Professors can help you understand where you stand in your class compared to your classmates and whether or not there is adequate time left in the semester to improve your grades if you feel behind. We encourage this conversation to be in person if possible, so that you can get all your questions answered and understand the stipulations of withdrawing.
- Teaching Assistant
TAs are particularly helpful resources for classes that have a lab or a discussion section as part of the course. Students may feel more comfortable approaching a TA rather than the professor when it comes to deciding whether to withdraw from a course.
- Faculty Mentor/Advisor
Your academic advisor may be very helpful as they can give you some insight into the course you are struggling with in terms of the overall picture of your major requirements, which can be helpful as you make your decision.
There are several offices and pieces of information you should consider during the decision process that may have an impact on you academically or financially.

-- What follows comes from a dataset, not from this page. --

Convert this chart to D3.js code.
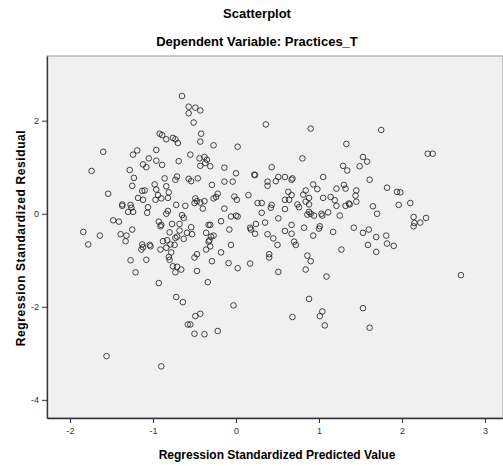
<!DOCTYPE html>
<html>
<head>
<meta charset="utf-8">
<script src="https://cdn.jsdelivr.net/npm/d3@7"></script>
<style>
    body { margin: 0; background: #fff; }
    text { font-family: "Liberation Sans", Arial, sans-serif; }
</style>
</head>
<body>
<div id="chart"></div>
<script>
// predicted value (x) and residual (y)
const predicted = [
    -0.65, -0.57, -0.57, -0.49, -0.43, -0.51, -0.92, -0.89, -0.84, -0.76, -0.73, -0.70, -0.42, -0.43, -1.60, -1.24, -1.19, -0.96, -1.05, -0.96,
    -1.12, -1.08, -0.89, -0.69, -0.55, -0.44, -0.38, -0.35, -0.43, -0.37, -1.74, -1.28, -1.23, -1.25, -0.86, -0.73, -0.71, -0.57, -0.54, -0.46,
    -1.54, -0.98, -0.84, -0.96, -0.81, -1.13, -1.10, -0.94, -1.18, -1.12, -0.97, -0.90, -0.82, -1.37, -1.37, -1.27, -1.26, -1.30, -1.24, -1.06,
    -1.07, -0.72, -0.61, -0.49, -0.47, -0.50, -0.43, -0.38, -0.40, -0.82, -0.84, -0.65, -0.63, -1.48, -1.41, -0.93, -0.90, -0.77, -0.68, -0.54,
    -0.33, -1.25, -1.84, -1.64, -1.78, -1.39, -1.32, -1.33, -1.13, -1.12, -1.14, -1.04, -1.03, -1.27, -1.08, -1.21, -0.91, -0.80, -0.68, -0.59,
    -0.53, -0.36, -0.73, -0.71, -0.88, -0.83, -0.63, -0.33, -0.79, -0.74, -0.84, -0.91, -0.78, -0.36, -0.81, -0.80, -0.50, -0.47, -0.76, -0.71,
    -0.73, -0.66, -0.47, -0.34, -0.93, -0.72, -0.64, -0.49, -0.43, -0.58, -0.55, -0.50, -0.38, -1.56, -0.90,
    0.36, 0.90, 1.33, -0.27, 0.02, 0.80, -0.31, -0.14, 0.43, 1.29, 1.34, 0.00, 0.22, 0.23, 0.68, 0.67, 0.59, 0.51, 0.48, 0.38,
    0.38, 1.05, -0.14, -0.04, -0.29, 0.93, 0.98, 1.21, 1.30, 1.32, 0.63, 0.84, 0.81, 0.67, 0.59, 0.64, 0.88, 0.84, 0.88, 1.05,
    1.14, 1.19, 1.21, 1.32, 1.36, 0.15, -0.02, 0.01, -0.24, -0.22, -0.27, 0.26, 0.31, 0.43, 0.42, 0.74, 0.76, -0.14, 0.31, 0.59,
    0.88, 0.90, 0.86, 0.94, 1.04, 1.03, 1.11, 1.25, -0.06, 0.00, 0.02, 0.51, -0.18, 0.24, 0.35, 0.67, -0.31, 0.17, -0.08, 0.82,
    1.01, -0.27, -0.30, -0.32, -0.31, -0.18, 0.18, 0.23, 0.38, 0.45, 0.50, 0.59, 0.67, 0.70, 0.72, 0.93, 1.00, 1.17, 1.27, -0.06,
    -0.29, -0.09, 0.02, 0.17, 0.40, 0.40, 0.51, 0.86, 0.90, 0.84, 1.09, -0.03, -0.22, 0.88, 0.68, 1.04, 1.01, 1.07,
    1.75, 2.31, 2.37, 1.53, 1.58, 1.49, 1.61, 1.45, 1.44, 1.45, 1.37, 1.82, 1.94, 1.98, 1.96, 2.10, 1.65, 1.70, 2.14, 2.29,
    2.22, 2.15, 2.14, 1.42, 1.60, 1.53, 1.69, 1.81, 1.82, 1.90, 1.59, 1.69, 2.71, 1.53, 1.61
];
const residual = [
    2.53, 2.30, 2.16, 2.28, 2.22, 1.96, 1.72, 1.69, 1.60, 1.63, 1.60, 1.52, 1.72, 1.55, 1.33, 1.27, 1.36, 1.37, 1.19, 1.14,
    1.06, 1.00, 1.05, 1.13, 1.27, 1.19, 1.22, 1.16, 1.03, 1.09, 0.92, 0.94, 0.77, 0.60, 0.76, 0.73, 0.80, 0.75, 0.70, 0.76,
    0.43, 0.63, 0.59, 0.52, 0.46, 0.49, 0.50, 0.40, 0.34, 0.30, 0.30, 0.33, 0.34, 0.20, 0.17, 0.19, 0.13, 0.04, 0.04, 0.14,
    0.02, 0.19, 0.17, 0.33, 0.27, 0.23, 0.24, 0.27, 0.11, 0.06, 0.00, -0.03, -0.09, -0.14, -0.17, -0.17, -0.24, -0.22, -0.22, -0.29,
    -0.24, -0.34, -0.39, -0.47, -0.66, -0.44, -0.47, -0.59, -0.66, -0.72, -0.77, -0.67, -0.70, -1.00, -0.99, -1.26, -0.27, -0.40, -0.36, -0.41,
    -0.44, -0.41, -0.52, -0.49, -0.59, -0.57, -0.54, -0.60, -0.66, -0.67, -0.73, -0.77, -0.83, -0.77, -0.93, -0.99, -0.94, -0.87, -1.13, -1.14,
    -1.26, -1.20, -1.23, -1.47, -1.49, -1.79, -1.90, -2.20, -2.15, -2.38, -2.38, -2.58, -2.59, -3.06, -3.28,
    1.92, 1.83, 1.50, 1.47, 1.44, 1.19, 1.02, 0.99, 1.00, 1.03, 0.93, 0.87, 0.84, 0.83, 0.76, 0.73, 0.79, 0.79, 0.70, 0.69,
    0.60, 0.79, 0.69, 0.69, 0.62, 0.63, 0.53, 0.54, 0.62, 0.54, 0.47, 0.50, 0.41, 0.40, 0.30, 0.30, 0.34, 0.26, 0.20, 0.34,
    0.36, 0.29, 0.17, 0.17, 0.22, 0.40, 0.37, 0.30, 0.36, 0.43, 0.33, 0.23, 0.23, 0.19, 0.13, 0.20, 0.14, 0.11, 0.02, 0.10,
    0.04, 0.00, -0.02, -0.04, -0.04, 0.00, 0.03, -0.04, -0.06, -0.04, -0.06, -0.10, -0.16, -0.22, -0.19, -0.24, -0.24, -0.30, -0.34, -0.30,
    -0.27, -0.47, -0.49, -0.57, -0.70, -0.83, -0.34, -0.43, -0.44, -0.53, -0.67, -0.37, -0.43, -0.60, -0.67, -0.47, -0.32, -0.39, -0.77, -0.67,
    -1.02, -1.06, -1.17, -1.07, -0.87, -0.94, -1.25, -0.90, -1.02, -1.20, -1.35, -1.97, -2.52, -1.83, -2.22, -2.10, -2.20, -2.40,
    1.80, 1.29, 1.29, 1.22, 1.12, 1.02, 0.73, 0.50, 0.39, 0.26, 0.20, 0.56, 0.47, 0.46, 0.19, 0.23, 0.16, 0.00, -0.07, -0.09,
    -0.19, -0.20, -0.27, -0.30, -0.34, -0.41, -0.50, -0.47, -0.64, -0.69, -0.67, -0.82, -1.32, -2.03, -2.45
];
const xTicks = [-2, -1, 0, 1, 2, 3];
const yTicks = [-4, -2, 0, 2];

const chartTitle = "Scatterplot";
const chartSubtitle = "Dependent Variable: Practices_T";
const xTitle = "Regression Standardized Predicted Value";
const yTitle = "Regression Standardized Residual";

const config = {
    containerWidth: 503,
    containerHeight: 466,
    margin: { top: 56, right: 0, bottom: 48, left: 47 },
    titleCenter: 257
};

const { containerWidth, containerHeight, margin, titleCenter } = config;
const data = predicted.map((d, i) => ({ x: d, y: residual[i] }));

const svg = d3.select("#chart")
    .append("svg")
    .attr("width", containerWidth)
    .attr("height", containerHeight);

// scales

const x = d3.scaleLinear()
    .domain([-2.277, 3.217])
    .range([margin.left, containerWidth - margin.right]);

const y = d3.scaleLinear()
    .domain([-4.39, 3.39])
    .range([containerHeight - margin.bottom, margin.top]);

// plot area

svg.append("rect")
    .attr("x", margin.left)
    .attr("y", margin.top)
    .attr("width", containerWidth - margin.right - margin.left)
    .attr("height", containerHeight - margin.bottom - margin.top)
    .attr("fill", "#f0f0f0")
    .attr("stroke", "#9a9a9a")
    .attr("stroke-width", 1);

// axes

const fmt = d => String(d);

const xAxis = svg.append("g")
    .attr("transform", `translate(0,${containerHeight - margin.bottom})`)
    .call(d3.axisBottom(x).tickValues(xTicks).tickFormat(fmt).tickSize(5).tickSizeOuter(0));

const yAxis = svg.append("g")
    .attr("transform", `translate(${margin.left},0)`)
    .call(d3.axisLeft(y).tickValues(yTicks).tickFormat(fmt).tickSize(5).tickSizeOuter(0));

[xAxis, yAxis].forEach(g => {
    g.select(".domain").attr("stroke", "#333").attr("stroke-width", 1.3);
    g.selectAll(".tick line").attr("stroke", "#333");
    g.selectAll(".tick text")
        .attr("fill", "#333")
        .style("font-size", "9px")
        .style("font-family", "'Liberation Sans', Arial, sans-serif");
});
xAxis.selectAll(".tick text").attr("dy", "0.9em");

// points

svg.append("g")
    .selectAll("circle")
    .data(data)
    .join("circle")
    .attr("cx", d => x(d.x))
    .attr("cy", d => y(d.y))
    .attr("r", 2.8)
    .attr("fill", "none")
    .attr("stroke", "#1a1a1a")
    .attr("stroke-opacity", 0.8)
    .attr("stroke-width", 1);

// titles

svg.append("text")
    .attr("x", titleCenter)
    .attr("y", 18)
    .attr("text-anchor", "middle")
    .style("font-size", "13px")
    .style("font-weight", "bold")
    .text(chartTitle);

svg.append("text")
    .attr("x", titleCenter)
    .attr("y", 46)
    .attr("text-anchor", "middle")
    .style("font-size", "13px")
    .style("font-weight", "bold")
    .text(chartSubtitle);

svg.append("text")
    .attr("x", 277)
    .attr("y", 459)
    .attr("text-anchor", "middle")
    .style("font-size", "12px")
    .style("font-weight", "bold")
    .text(xTitle);

svg.append("text")
    .attr("text-anchor", "middle")
    .attr("transform", `translate(25,${238}) rotate(-90)`)
    .style("font-size", "12px")
    .style("font-weight", "bold")
    .style("letter-spacing", "0.6px")
    .text(yTitle);
</script>
</body>
</html>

- Housing. GW Housing programs require all students living on campus to be registered for at least 12 credit hours, known as full-time status. If you are registered for a relatively low number of credit hours while living on campus, withdrawing from a course could put you below full-time status, which is against GW Housing Programs policy. Get in touch with the Campus Living and Residential Education division at [email protected].
- Financial aid/scholarships. If you were awarded federal aid or scholarship aid, there are certain criteria that must be met, which may involve staying registered as a full-time student (at least 12 credit hours). If you are registered for a relatively low number of credit hours as well as were awarded financial aid, withdrawing from a course could put you below full-time status which could have serious financial implications. Questions? Check with the Office of Student Financial Assistance or speak with a representative in Colonial Central.
- International students/VISA status. International students are required to be registered as full-time students (at least 12 credit hours). If you are registered for a relatively low number of credit hours and have an F-1 Visa, withdrawing from a course could put you below full-time status which could have serious Visa implications. Questions? Check with GW's International Services Office website or speak to one of their advisors in person:
International Services Office
Old Main Suite 205
- Veteran services. As a veteran there are certain criteria that must be met, which may revolve being enrolled full-time (at least 12 credit hours). If you are registered for a relatively low number of credit hours and are a veteran registered with the Office of Military and Veteran Student Services, then withdrawing from a course may serious implications financially and academically. Check GW's Military and Veteran Services website or speak a representative in Colonial Central.
If you are planning on completing an authorized withdrawal, remember the window: between the fourth and last week of classes. To submit a withdrawal request online:
- Log in to the GWeb Information System.
- Click "Student Records and Registration Menu."
- Click "Registration Menu."
- Click "Register, Drop and/or Add Classes."
- Select the appropriate semester.
- Select, in the drop-down menu next to the course in question, "Web Withdrawal."
- Click "Submit Changes." You should see immediately if the transaction went through.